**What you will do**
In the copy, include every entry exactly but none of the images.

**Input material**
+===+

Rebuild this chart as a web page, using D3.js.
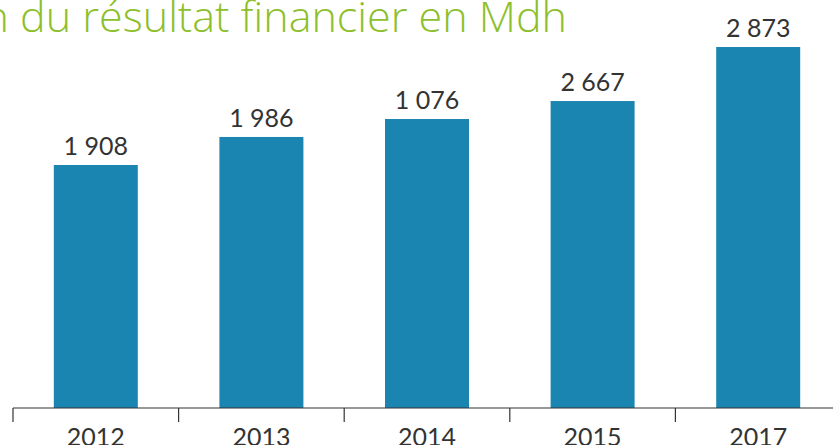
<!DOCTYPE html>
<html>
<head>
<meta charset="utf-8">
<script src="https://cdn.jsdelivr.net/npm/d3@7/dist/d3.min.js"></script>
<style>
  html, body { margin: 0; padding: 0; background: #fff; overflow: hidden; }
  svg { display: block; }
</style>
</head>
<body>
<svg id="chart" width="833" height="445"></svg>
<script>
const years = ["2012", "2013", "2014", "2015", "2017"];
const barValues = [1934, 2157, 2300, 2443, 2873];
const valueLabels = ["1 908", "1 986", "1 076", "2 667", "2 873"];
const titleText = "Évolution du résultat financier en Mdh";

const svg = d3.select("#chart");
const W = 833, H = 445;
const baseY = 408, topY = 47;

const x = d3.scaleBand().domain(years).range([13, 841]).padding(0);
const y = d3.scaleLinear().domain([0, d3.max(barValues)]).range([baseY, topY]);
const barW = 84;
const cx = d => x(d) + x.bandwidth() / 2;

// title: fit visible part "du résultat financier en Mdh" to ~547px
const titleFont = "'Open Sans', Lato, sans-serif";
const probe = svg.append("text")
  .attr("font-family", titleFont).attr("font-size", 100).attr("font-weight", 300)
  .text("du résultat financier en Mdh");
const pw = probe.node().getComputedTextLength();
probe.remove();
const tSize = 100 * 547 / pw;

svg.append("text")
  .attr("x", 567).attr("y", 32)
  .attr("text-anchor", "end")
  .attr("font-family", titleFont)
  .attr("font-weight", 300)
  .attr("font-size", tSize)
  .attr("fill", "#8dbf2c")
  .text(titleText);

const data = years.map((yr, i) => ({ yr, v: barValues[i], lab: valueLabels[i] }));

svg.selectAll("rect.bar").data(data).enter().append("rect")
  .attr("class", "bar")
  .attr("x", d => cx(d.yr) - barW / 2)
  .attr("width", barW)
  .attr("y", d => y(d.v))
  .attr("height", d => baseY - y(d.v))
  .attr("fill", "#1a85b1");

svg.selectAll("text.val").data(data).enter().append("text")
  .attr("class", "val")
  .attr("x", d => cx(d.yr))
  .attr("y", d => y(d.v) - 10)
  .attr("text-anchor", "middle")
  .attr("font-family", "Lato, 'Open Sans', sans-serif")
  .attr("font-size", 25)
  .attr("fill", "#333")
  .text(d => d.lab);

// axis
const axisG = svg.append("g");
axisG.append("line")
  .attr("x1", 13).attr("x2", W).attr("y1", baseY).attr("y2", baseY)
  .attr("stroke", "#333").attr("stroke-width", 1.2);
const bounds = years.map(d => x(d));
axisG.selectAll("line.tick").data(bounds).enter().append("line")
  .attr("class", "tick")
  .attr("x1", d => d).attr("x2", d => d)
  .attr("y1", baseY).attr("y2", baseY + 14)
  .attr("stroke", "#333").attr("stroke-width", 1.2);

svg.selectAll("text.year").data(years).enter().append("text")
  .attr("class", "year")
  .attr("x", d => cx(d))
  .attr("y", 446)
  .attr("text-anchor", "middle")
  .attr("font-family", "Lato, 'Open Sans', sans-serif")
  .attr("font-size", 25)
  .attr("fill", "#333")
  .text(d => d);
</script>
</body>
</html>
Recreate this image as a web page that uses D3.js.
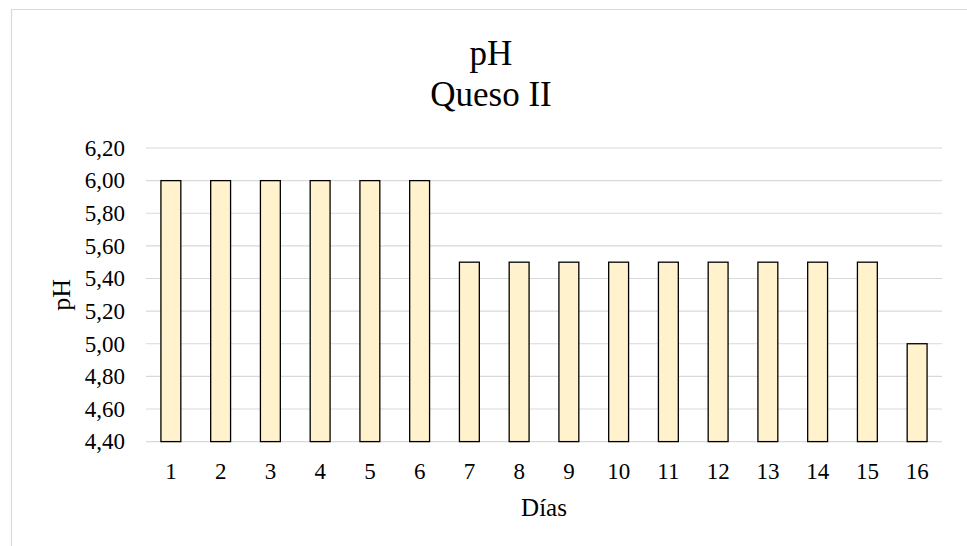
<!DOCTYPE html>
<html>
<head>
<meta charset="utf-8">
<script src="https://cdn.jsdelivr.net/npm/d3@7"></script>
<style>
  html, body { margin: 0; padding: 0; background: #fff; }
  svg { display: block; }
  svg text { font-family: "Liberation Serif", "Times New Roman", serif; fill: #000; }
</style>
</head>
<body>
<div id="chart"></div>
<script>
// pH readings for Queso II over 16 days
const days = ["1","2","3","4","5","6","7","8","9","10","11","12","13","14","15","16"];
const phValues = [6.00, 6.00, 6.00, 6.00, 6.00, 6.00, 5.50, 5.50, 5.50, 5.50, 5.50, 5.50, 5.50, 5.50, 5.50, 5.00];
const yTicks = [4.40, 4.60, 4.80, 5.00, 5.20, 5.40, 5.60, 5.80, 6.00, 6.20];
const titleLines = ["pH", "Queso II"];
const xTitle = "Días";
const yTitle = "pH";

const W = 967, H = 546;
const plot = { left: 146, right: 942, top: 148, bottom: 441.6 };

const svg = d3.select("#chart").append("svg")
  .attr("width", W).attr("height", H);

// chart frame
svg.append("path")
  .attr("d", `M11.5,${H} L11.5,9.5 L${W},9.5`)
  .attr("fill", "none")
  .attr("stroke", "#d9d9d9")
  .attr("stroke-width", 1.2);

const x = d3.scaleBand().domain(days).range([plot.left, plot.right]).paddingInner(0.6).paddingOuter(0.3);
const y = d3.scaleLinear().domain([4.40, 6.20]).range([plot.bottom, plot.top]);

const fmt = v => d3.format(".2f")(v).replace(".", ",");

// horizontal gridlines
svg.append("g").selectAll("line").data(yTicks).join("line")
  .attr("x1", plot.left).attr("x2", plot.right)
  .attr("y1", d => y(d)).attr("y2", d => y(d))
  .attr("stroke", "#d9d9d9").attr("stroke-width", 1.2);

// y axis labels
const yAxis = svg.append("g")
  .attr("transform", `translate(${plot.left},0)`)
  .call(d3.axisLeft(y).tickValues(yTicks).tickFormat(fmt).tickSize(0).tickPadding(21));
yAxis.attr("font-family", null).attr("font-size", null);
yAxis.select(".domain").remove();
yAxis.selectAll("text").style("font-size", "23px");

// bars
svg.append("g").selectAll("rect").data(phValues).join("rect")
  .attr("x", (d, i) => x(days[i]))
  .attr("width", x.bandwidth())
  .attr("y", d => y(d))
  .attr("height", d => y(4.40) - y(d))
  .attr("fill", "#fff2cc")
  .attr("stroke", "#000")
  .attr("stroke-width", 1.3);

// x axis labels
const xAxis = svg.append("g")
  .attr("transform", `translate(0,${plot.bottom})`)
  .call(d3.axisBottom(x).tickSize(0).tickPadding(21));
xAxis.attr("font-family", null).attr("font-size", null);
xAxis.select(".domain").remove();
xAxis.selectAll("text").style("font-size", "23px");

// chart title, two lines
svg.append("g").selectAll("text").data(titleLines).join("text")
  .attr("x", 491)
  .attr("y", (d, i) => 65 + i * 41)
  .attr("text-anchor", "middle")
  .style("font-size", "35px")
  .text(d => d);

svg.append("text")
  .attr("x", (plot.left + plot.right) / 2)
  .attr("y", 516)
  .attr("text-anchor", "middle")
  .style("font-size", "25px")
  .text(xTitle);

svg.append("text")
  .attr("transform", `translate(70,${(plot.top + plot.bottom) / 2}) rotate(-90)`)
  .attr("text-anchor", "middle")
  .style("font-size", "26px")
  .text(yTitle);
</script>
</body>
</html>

+===+

**Response**
Rebuild this chart as a web page, using D3.js.
<!DOCTYPE html>
<html>
<head>
<meta charset="utf-8">
<script src="https://cdn.jsdelivr.net/npm/d3@7/dist/d3.min.js"></script>
<style>
  html, body { margin: 0; padding: 0; background: #fff; overflow: hidden; }
  svg { display: block; }
</style>
</head>
<body>
<svg id="chart" width="833" height="445"></svg>
<script>
const years = ["2012", "2013", "2014", "2015", "2017"];
const barValues = [1934, 2157, 2300, 2443, 2873];
const valueLabels = ["1 908", "1 986", "1 076", "2 667", "2 873"];
const titleText = "Évolution du résultat financier en Mdh";

const svg = d3.select("#chart");
const W = 833, H = 445;
const baseY = 408, topY = 47;

const x = d3.scaleBand().domain(years).range([13, 841]).padding(0);
const y = d3.scaleLinear().domain([0, d3.max(barValues)]).range([baseY, topY]);
const barW = 84;
const cx = d => x(d) + x.bandwidth() / 2;

// title: fit visible part "du résultat financier en Mdh" to ~547px
const titleFont = "'Open Sans', Lato, sans-serif";
const probe = svg.append("text")
  .attr("font-family", titleFont).attr("font-size", 100).attr("font-weight", 300)
  .text("du résultat financier en Mdh");
const pw = probe.node().getComputedTextLength();
probe.remove();
const tSize = 100 * 547 / pw;

svg.append("text")
  .attr("x", 567).attr("y", 32)
  .attr("text-anchor", "end")
  .attr("font-family", titleFont)
  .attr("font-weight", 300)
  .attr("font-size", tSize)
  .attr("fill", "#8dbf2c")
  .text(titleText);

const data = years.map((yr, i) => ({ yr, v: barValues[i], lab: valueLabels[i] }));

svg.selectAll("rect.bar").data(data).enter().append("rect")
  .attr("class", "bar")
  .attr("x", d => cx(d.yr) - barW / 2)
  .attr("width", barW)
  .attr("y", d => y(d.v))
  .attr("height", d => baseY - y(d.v))
  .attr("fill", "#1a85b1");

svg.selectAll("text.val").data(data).enter().append("text")
  .attr("class", "val")
  .attr("x", d => cx(d.yr))
  .attr("y", d => y(d.v) - 10)
  .attr("text-anchor", "middle")
  .attr("font-family", "Lato, 'Open Sans', sans-serif")
  .attr("font-size", 25)
  .attr("fill", "#333")
  .text(d => d.lab);

// axis
const axisG = svg.append("g");
axisG.append("line")
  .attr("x1", 13).attr("x2", W).attr("y1", baseY).attr("y2", baseY)
  .attr("stroke", "#333").attr("stroke-width", 1.2);
const bounds = years.map(d => x(d));
axisG.selectAll("line.tick").data(bounds).enter().append("line")
  .attr("class", "tick")
  .attr("x1", d => d).attr("x2", d => d)
  .attr("y1", baseY).attr("y2", baseY + 14)
  .attr("stroke", "#333").attr("stroke-width", 1.2);

svg.selectAll("text.year").data(years).enter().append("text")
  .attr("class", "year")
  .attr("x", d => cx(d))
  .attr("y", 446)
  .attr("text-anchor", "middle")
  .attr("font-family", "Lato, 'Open Sans', sans-serif")
  .attr("font-size", 25)
  .attr("fill", "#333")
  .text(d => d);
</script>
</body>
</html>
Recreate this image as a web page that uses D3.js.
<!DOCTYPE html>
<html>
<head>
<meta charset="utf-8">
<script src="https://cdn.jsdelivr.net/npm/d3@7"></script>
<style>
  html, body { margin: 0; padding: 0; background: #fff; }
  svg { display: block; }
  svg text { font-family: "Liberation Serif", "Times New Roman", serif; fill: #000; }
</style>
</head>
<body>
<div id="chart"></div>
<script>
// pH readings for Queso II over 16 days
const days = ["1","2","3","4","5","6","7","8","9","10","11","12","13","14","15","16"];
const phValues = [6.00, 6.00, 6.00, 6.00, 6.00, 6.00, 5.50, 5.50, 5.50, 5.50, 5.50, 5.50, 5.50, 5.50, 5.50, 5.00];
const yTicks = [4.40, 4.60, 4.80, 5.00, 5.20, 5.40, 5.60, 5.80, 6.00, 6.20];
const titleLines = ["pH", "Queso II"];
const xTitle = "Días";
const yTitle = "pH";

const W = 967, H = 546;
const plot = { left: 146, right: 942, top: 148, bottom: 441.6 };

const svg = d3.select("#chart").append("svg")
  .attr("width", W).attr("height", H);

// chart frame
svg.append("path")
  .attr("d", `M11.5,${H} L11.5,9.5 L${W},9.5`)
  .attr("fill", "none")
  .attr("stroke", "#d9d9d9")
  .attr("stroke-width", 1.2);

const x = d3.scaleBand().domain(days).range([plot.left, plot.right]).paddingInner(0.6).paddingOuter(0.3);
const y = d3.scaleLinear().domain([4.40, 6.20]).range([plot.bottom, plot.top]);

const fmt = v => d3.format(".2f")(v).replace(".", ",");

// horizontal gridlines
svg.append("g").selectAll("line").data(yTicks).join("line")
  .attr("x1", plot.left).attr("x2", plot.right)
  .attr("y1", d => y(d)).attr("y2", d => y(d))
  .attr("stroke", "#d9d9d9").attr("stroke-width", 1.2);

// y axis labels
const yAxis = svg.append("g")
  .attr("transform", `translate(${plot.left},0)`)
  .call(d3.axisLeft(y).tickValues(yTicks).tickFormat(fmt).tickSize(0).tickPadding(21));
yAxis.attr("font-family", null).attr("font-size", null);
yAxis.select(".domain").remove();
yAxis.selectAll("text").style("font-size", "23px");

// bars
svg.append("g").selectAll("rect").data(phValues).join("rect")
  .attr("x", (d, i) => x(days[i]))
  .attr("width", x.bandwidth())
  .attr("y", d => y(d))
  .attr("height", d => y(4.40) - y(d))
  .attr("fill", "#fff2cc")
  .attr("stroke", "#000")
  .attr("stroke-width", 1.3);

// x axis labels
const xAxis = svg.append("g")
  .attr("transform", `translate(0,${plot.bottom})`)
  .call(d3.axisBottom(x).tickSize(0).tickPadding(21));
xAxis.attr("font-family", null).attr("font-size", null);
xAxis.select(".domain").remove();
xAxis.selectAll("text").style("font-size", "23px");

// chart title, two lines
svg.append("g").selectAll("text").data(titleLines).join("text")
  .attr("x", 491)
  .attr("y", (d, i) => 65 + i * 41)
  .attr("text-anchor", "middle")
  .style("font-size", "35px")
  .text(d => d);

svg.append("text")
  .attr("x", (plot.left + plot.right) / 2)
  .attr("y", 516)
  .attr("text-anchor", "middle")
  .style("font-size", "25px")
  .text(xTitle);

svg.append("text")
  .attr("transform", `translate(70,${(plot.top + plot.bottom) / 2}) rotate(-90)`)
  .attr("text-anchor", "middle")
  .style("font-size", "26px")
  .text(yTitle);
</script>
</body>
</html>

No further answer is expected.